Quand on achète un appartement, il y a ce qui s’appelle une quotité de remboursement à la banque. C’est-à-dire une somme prédéterminée et contractuelle que nous avons négociée avec la banque pour le remboursement de notre créance. Dans notre cas, le montant est de 7.500 dirhams par mètre carré vendu. Ce qui veut dire que sur chaque vente que nous faisons, par exemple un appartement de 100 mètres carrés, le notaire retient 750.000 dirhams qu’il reverse directement à la banque. Après avoir reçu la mainlevée de la banque, le notaire peut inscrire le titre foncier au nom de l’acquéreur. Toutes les transactions se font chez le notaire, aucun argent ne transite par nos comptes.

Voulez-vous dire que le projet n’est frappé par aucune saisie?

Ce n’est pas ce que j’ai dit, je dis bien qu’il n’y a pas de saisie de la part de la banque. Cependant, je confirme qu’il y a des saisies conservatoires de la part de certains réservataires, qu’un juge du tribunal de commerce a autorisé à certains d’entre eux. Mis à part une qui relève d’un problème que nous sommes en train de résoudre avec l’entreprise de construction, lequel est dû à l’arrêt de chantier. Bien entendu, nous allons payer les saisies qui ne sont pas énormes. Nous les avons toutes répertoriées. Les titres fonciers vont ensuite passer au nom des acquéreurs.

Se sentant lésés, les clients manifestent régulièrement sur le site du projet, voire devant votre résidence personnelle ou encore devant le lieu de travail de membres de la famille.
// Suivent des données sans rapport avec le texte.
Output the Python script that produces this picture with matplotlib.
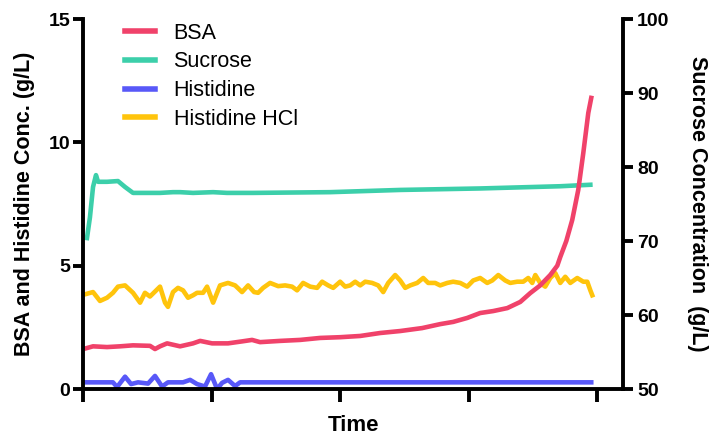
import matplotlib
matplotlib.use("Agg")
import matplotlib.pyplot as plt

plt.rcParams['font.family'] = ['Liberation Sans', 'DejaVu Sans']

# ---- data ----
bsa_t = [0.023, 0.078, 0.187, 0.288, 0.389, 0.521, 0.560, 0.599, 0.654, 0.755, 0.856, 0.911,
         1.004, 1.128, 1.237, 1.315, 1.377, 1.533, 1.689, 1.844, 2.0, 2.156, 2.311, 2.467,
         2.638, 2.778, 2.879, 2.988, 3.089, 3.191, 3.300, 3.401, 3.479, 3.556, 3.634, 3.689,
         3.712, 3.759, 3.805, 3.852, 3.891, 3.930, 3.953]
bsa_v = [1.65, 1.73, 1.70, 1.73, 1.77, 1.75, 1.62, 1.73, 1.85, 1.73, 1.85, 1.95,
         1.85, 1.85, 1.93, 1.99, 1.90, 1.95, 1.99, 2.07, 2.10, 2.15, 2.27, 2.35,
         2.47, 2.63, 2.72, 2.88, 3.08, 3.16, 3.28, 3.53, 3.89, 4.20, 4.62, 5.00,
         5.35, 6.00, 6.85, 8.07, 9.56, 11.19, 11.80]

suc_t = [0.031, 0.054, 0.078, 0.101, 0.117, 0.187, 0.272, 0.327, 0.389, 0.498, 0.599, 0.700,
         0.755, 0.856, 1.012, 1.120, 1.323, 1.922, 2.467, 3.089, 3.712, 3.946]
suc_v = [70.4, 73.2, 77.3, 78.9, 78.0, 78.0, 78.1, 77.3, 76.5, 76.5, 76.5, 76.6,
         76.6, 76.5, 76.6, 76.5, 76.5, 76.6, 76.9, 77.1, 77.4, 77.6]

his_t = [0.023, 0.233, 0.265, 0.327, 0.374, 0.428, 0.506, 0.560, 0.615, 0.661, 0.778, 0.833,
         0.887, 0.949, 0.996, 1.043, 1.082, 1.128, 1.183, 1.222, 3.953]
his_v = [0.27, 0.27, 0.08, 0.50, 0.20, 0.27, 0.22, 0.53, 0.10, 0.27, 0.27, 0.37,
         0.20, 0.10, 0.60, 0.00, 0.25, 0.37, 0.12, 0.27, 0.27]

hcl_t = [0.023, 0.078, 0.132, 0.187, 0.233, 0.272, 0.327, 0.389, 0.444, 0.482, 0.521, 0.560,
         0.599, 0.638, 0.661, 0.700, 0.739, 0.778, 0.817, 0.856, 0.887, 0.934, 0.965, 1.012,
         1.066, 1.128, 1.183, 1.237, 1.284, 1.331, 1.362, 1.401, 1.455, 1.518, 1.572, 1.626,
         1.665, 1.712, 1.767, 1.821, 1.860, 1.907, 1.946, 2.0, 2.039, 2.078, 2.117, 2.156,
         2.195, 2.249, 2.296, 2.335, 2.374, 2.428, 2.467, 2.506, 2.545, 2.599, 2.646, 2.685,
         2.739, 2.778, 2.833, 2.879, 2.934, 2.988, 3.035, 3.089, 3.144, 3.183, 3.230, 3.284,
         3.323, 3.377, 3.424, 3.463, 3.494, 3.518, 3.556, 3.595, 3.634, 3.673, 3.712, 3.751,
         3.790, 3.844, 3.891, 3.922, 3.946, 3.961]
hcl_v = [3.85, 3.93, 3.57, 3.70, 3.90, 4.15, 4.20, 3.90, 3.50, 3.90, 3.75, 3.95,
         4.15, 3.50, 3.33, 3.93, 4.10, 4.00, 3.70, 3.80, 3.90, 3.90, 4.15, 3.50,
         4.20, 4.30, 4.20, 3.93, 4.20, 3.93, 3.90, 4.10, 4.30, 4.17, 4.20, 4.15,
         4.00, 4.30, 4.15, 4.10, 4.35, 4.20, 4.10, 4.35, 4.15, 4.20, 4.35, 4.20,
         4.35, 4.30, 4.20, 3.93, 4.30, 4.62, 4.40, 4.10, 4.20, 4.30, 4.50, 4.30,
         4.30, 4.20, 4.30, 4.35, 4.30, 4.15, 4.40, 4.50, 4.30, 4.40, 4.62, 4.40,
         4.30, 4.35, 4.35, 4.50, 4.30, 4.62, 4.30, 4.15, 4.50, 4.70, 4.30, 4.55,
         4.30, 4.50, 4.35, 4.35, 4.00, 3.80]

x_ticks = [0, 1, 2, 3, 4]
left_ticks = [0, 5, 10, 15]
right_ticks = [50, 60, 70, 80, 90, 100]

c_bsa = '#F0426A'
c_suc = '#3CCFAA'
c_his = '#5858F8'
c_hcl = '#FFC40C'

fig = plt.figure(figsize=(7.15, 4.36), dpi=100)
ax1 = fig.add_axes([83/715, 1-389/436, (623-83)/715, (389-19)/436])
ax2 = ax1.twinx()
ax1.set_zorder(ax2.get_zorder() + 1)
ax1.patch.set_visible(False)

lw = 3.3
l_suc, = ax2.plot(suc_t, suc_v, color=c_suc, lw=lw, solid_joinstyle='round')
l_hcl, = ax1.plot(hcl_t, hcl_v, color=c_hcl, lw=lw, solid_joinstyle='round')
l_his, = ax1.plot(his_t, his_v, color=c_his, lw=lw, solid_joinstyle='round')
l_bsa, = ax1.plot(bsa_t, bsa_v, color=c_bsa, lw=lw, solid_joinstyle='round')

ax1.set_xlim(0, 4.2)
ax1.set_ylim(0, 15)
ax2.set_ylim(50, 100)
ax1.set_xticks(x_ticks)
ax1.set_xticklabels([])
ax1.set_yticks(left_ticks)
ax2.set_yticks(right_ticks)

spw = 2.8
for ax in (ax1, ax2):
    ax.spines['top'].set_visible(False)
    for s in ('left', 'right', 'bottom'):
        ax.spines[s].set_linewidth(spw)
ax1.spines['right'].set_visible(False)
ax2.spines['left'].set_visible(False)
ax2.spines['bottom'].set_visible(False)

ax1.tick_params(axis='both', direction='out', length=7, width=spw, pad=2)
ax1.tick_params(axis='x', length=9)
ax2.tick_params(axis='y', direction='out', length=7, width=spw, pad=3)
for lab in ax1.get_yticklabels() + ax2.get_yticklabels():
    lab.set_fontsize(14)
    lab.set_fontweight('bold')

ax1.set_ylabel('BSA and Histidine Conc. (g/L)', fontsize=15.5, fontweight='bold', labelpad=10)
ax2.set_ylabel('Sucrose Concentration  (g/L)', fontsize=15.5, fontweight='bold',
               rotation=270, labelpad=28)
ax1.set_xlabel('Time', fontsize=16, fontweight='bold', labelpad=8)

leg = ax1.legend([l_bsa, l_suc, l_his, l_hcl], ['BSA', 'Sucrose', 'Histidine', 'Histidine HCl'],
                 loc='upper left', bbox_to_anchor=(0.078, 0.99), frameon=False, fontsize=15.5,
                 handlelength=1.4, handletextpad=0.85, labelspacing=0.36,
                 borderpad=0, borderaxespad=0)
for h in leg.get_lines():
    h.set_linewidth(4)

fig.savefig('out.png', dpi=100)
Qu’en pensez-vous?

Ce n’est pas ma résidence qui leur a vendu les appartements. C’est une calomnie qui va devoir cesser. J’ai pris les dispositions légales pour que cela cesse. Ces gens-là ont porté plainte contre moi. Ils n’ont qu’à attendre les conclusions du parquet. Ces gens doivent comprendre que l’argent investi dans le projet est mille fois plus important que les avances-clients et que je suis mille fois plus intéressé qu’eux pour que le projet se termine.

Combien avez-vous investi dans ce projet?

Les montants investis ont été décrits dans un PV de police. Tant que le parquet ne s’est pas encore prononcé là-dessus, je suis dans l’obligation de respecter le secret de l’instruction.